中にいた3人のうち二人は高橋キャプテンと同じクラスなのだという。そして、常習の3人だということを聞いた。ずっと夜遅くになってから親たちが引き取りに来て、彼ら3人は家庭へと戻った。学校で発見されたのは初めてだったらしいが、この学校の3年生の中では誰もが知っているごく当たり前な光景になっていたのだという。家庭に返すのではなく、病院か警察に連れて行くべきではないのかと職員室では判断を迷った。

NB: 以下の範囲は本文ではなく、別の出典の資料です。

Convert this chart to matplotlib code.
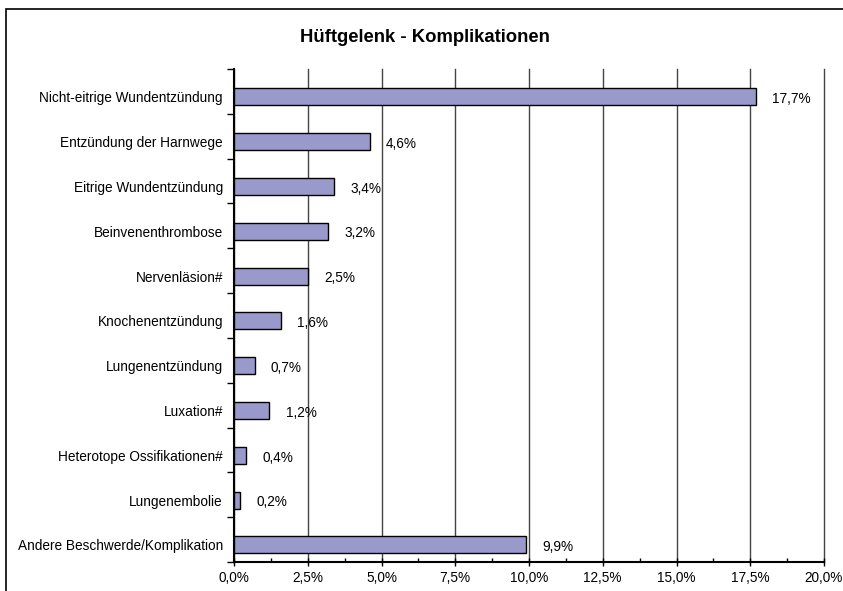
import matplotlib
matplotlib.use("Agg")
import matplotlib.pyplot as plt
from matplotlib.patches import Rectangle
from matplotlib.ticker import MultipleLocator, FuncFormatter

plt.rcParams['font.family'] = ['Liberation Sans', 'DejaVu Sans']

categories = [
    "Nicht-eitrige Wundentzündung",
    "Entzündung der Harnwege",
    "Eitrige Wundentzündung",
    "Beinvenenthrombose",
    "Nervenläsion#",
    "Knochenentzündung",
    "Lungenentzündung",
    "Luxation#",
    "Heterotope Ossifikationen#",
    "Lungenembolie",
    "Andere Beschwerde/Komplikation",
]
values = [17.7, 4.6, 3.4, 3.2, 2.5, 1.6, 0.7, 1.2, 0.4, 0.2, 9.9]
title = "Hüftgelenk - Komplikationen"

fig = plt.figure(figsize=(8.43, 5.91), dpi=100)
ax = fig.add_axes([234 / 843, 1 - 562 / 591, 590 / 843, 493 / 591])

# outer frame of the chart
fig.patches.append(Rectangle((6 / 843, -0.02), 1.0, 1 - 9 / 591 + 0.02,
                             transform=fig.transFigure, fill=False,
                             edgecolor='black', linewidth=1.2))

pos = [i + 0.12 for i in range(len(categories))]
ax.barh(pos, values, height=0.38, color='#9999cc', edgecolor='black',
        linewidth=1.0, zorder=3)

for p, v in zip(pos, values):
    ax.text(v + 0.55, p + 0.05, f"{v:.1f}%".replace('.', ','),
            va='center', ha='left', fontsize=9.8)

ax.set_xlim(0, 20)
ax.set_ylim(len(categories) - 0.5, -0.5)

ax.xaxis.set_major_locator(MultipleLocator(2.5))
ax.xaxis.set_minor_locator(MultipleLocator(1.25))
ax.xaxis.set_major_formatter(FuncFormatter(lambda x, _: f"{x:.1f}%".replace('.', ',')))
ax.tick_params(axis='x', which='major', direction='inout', length=6, labelsize=9.8, width=1)
ax.tick_params(axis='x', which='minor', direction='in', length=3, width=1)

ax.set_yticks(pos)
ax.set_yticklabels(categories)
ax.set_yticks([i - 0.5 for i in range(len(categories) + 1)], minor=True)
ax.tick_params(axis='y', which='major', length=0, labelsize=9.8, pad=8)
ax.tick_params(axis='y', which='minor', direction='out', length=5, width=1)

ax.grid(axis='x', which='major', color='#444444', linewidth=1, zorder=0)
for gl in ax.get_xgridlines():
    gl.set_clip_on(False)
ax.spines['top'].set_visible(False)
ax.spines['right'].set_visible(False)
ax.spines['left'].set_linewidth(1.5)
ax.spines['bottom'].set_linewidth(1.5)

fig.text(0.504, 1 - 37 / 591, title, ha='center', va='center',
         fontsize=13.3, fontweight='bold')

fig.savefig("out.png", dpi=100)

が、最後は管理職たちが決定して家庭に戻す決断をしたと聞いた。

 この3人はその後、修学旅行には参加したものの2学期になると学校に顔を見せなくなってしまった。卒業式にも参加できず卒業後も不安定な生活を続ける結果となった。あの頃……、シンナーが原因で廃人と化す子供達がいたのだ。家庭に返すという決断が果たして正しい選択だったのか。家庭がしっかりとケアできる状態だったのか。学校ができることとできないこととの境目が、そして学校は何をすべきなのかを考えさせられた出来事だった。

学校内でやるからダメなのでなく、学校内でさえしてしまうほど我慢できない状態になっていることがダメなのだと、家庭にも関係機関にも強く発信しなければいけない。北田先生はそう思った。学年代表をしていた年配の先生は、学校としての対応の難しさがあるのだと歯切れの悪い言い方をしていた。自分達教師を含めた学校の無力さを嘆く言い方だった。

 

この年、野球部は全敗でシーズンを終えた。3年生の高橋キャプテンにとっては最後まで勝てない部活動で終わってしまった。それでも彼には絶大な信頼を寄せる後輩が9人もいたのだ。その一つだけでも彼はすばらしいキャプテンだったと言えるだろう。そして、北田先生のノックの技術が格段に上がったのは特筆に値することだった。なんと、真上にキャッチャーフライを打ち上げることもできるようになったのだ。

 

 北田先生は、この中学校で臨時採用教員をもう一年務め、その間に再度教員採用試験を受けたのだが合格させてはもらえなかった。実際に担任を経験しているにもかかわらず、本採用にはしてもらえない理不尽さを同僚の教師たちは嘆いてくれた。それでも何も変わることはなく、相変わらず臨時採用の形のままなのだが、その次の年には別の中学校で勤務することになった。